Понятно, что любое наше действие инициирует некую цепочку следствий. Например, мы включили свет, человек с улицы его увидел, понял сигнал и совершил какое-то действие. До тех пор пока мы опознаем, что это следствие нашего действия, это все еще наше действие. Мы понимаем, что это мы его вызывали. И пока у нас существует малый круг, мы передаем друг другу соответствующую литературу или договариваемся о каких-то других действиях подобного же рода; мы знаем точно, как вести себя, чтобы тебя считали порядочным человеком. Ведь мало быть самому уверенным, что ты порядочный, надо еще, чтобы тебя признавали, и понятно, что это за круг, который тебя признает своим – порядочным, то есть достойным вхождения в сообщество. Но любое расширение – количественное расширение круга людей или расширение, продление той цепочки действий, которую мы готовы проследить после того, как нажали какую-то кнопку, продумывание каких-то больших программ, конкретизация того, во что это все могло вылиться, как ни крути, ставит под вопрос простые этические регуляторы.

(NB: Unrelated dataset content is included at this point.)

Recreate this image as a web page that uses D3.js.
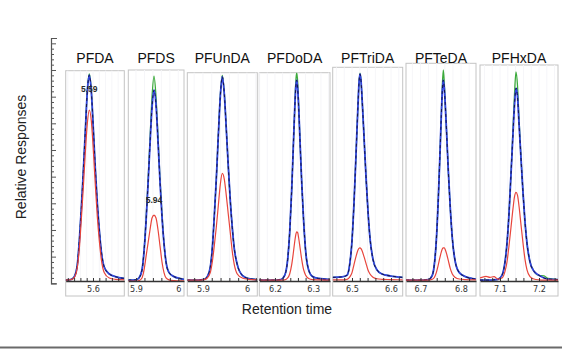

Обратите внимание: до этого у нас не было вопроса об этической регуляции, он появился только сейчас. Сначала был вопрос об эффективности, потом внезапно он куда-то делся, вместо этого появился вопрос об этической регуляции Я пытаюсь сейчас отследить внутреннюю логику нарратива Первый вопрос, который я поставил, который меня страшно волновал: как появляется идея того, что вообще можно с этим что-то делать? Я получил полноценный ответ на этот вопрос. После этого последовал рассказ о малом сообществе, в котором существует этическая регуляция, идея присвоения или продолжения существования в качестве носителя универсальной человеческой культуры И после этого появляется, извините, мутная характеристика под названием «окно возможностей». Понятно, что мы просто не стали в это уходить, поэтому она и осталась мутной. Но она совершенно никак не вытекает из функционирования этически интегрированного носителя высшей мировой культуры и культуры сообщества Очевидно, что здесь произошло – не могло не произойти – интересное переключение одного типа регуляции, осмысления поведения, на другое. И очевидно, что эта вторая сторона дела – она востребована совершенно другой стороной, которая, говоря по-гегелевски, должна быть в известном смысле отрицанием первой. И что должно быть отрицанием, что должно отрицаться, что должно релятивироваться, как вообще между собой уравновешиваются вот эта этическая и техническая сторона? Техника и этика с сегодняшней точки зренияю.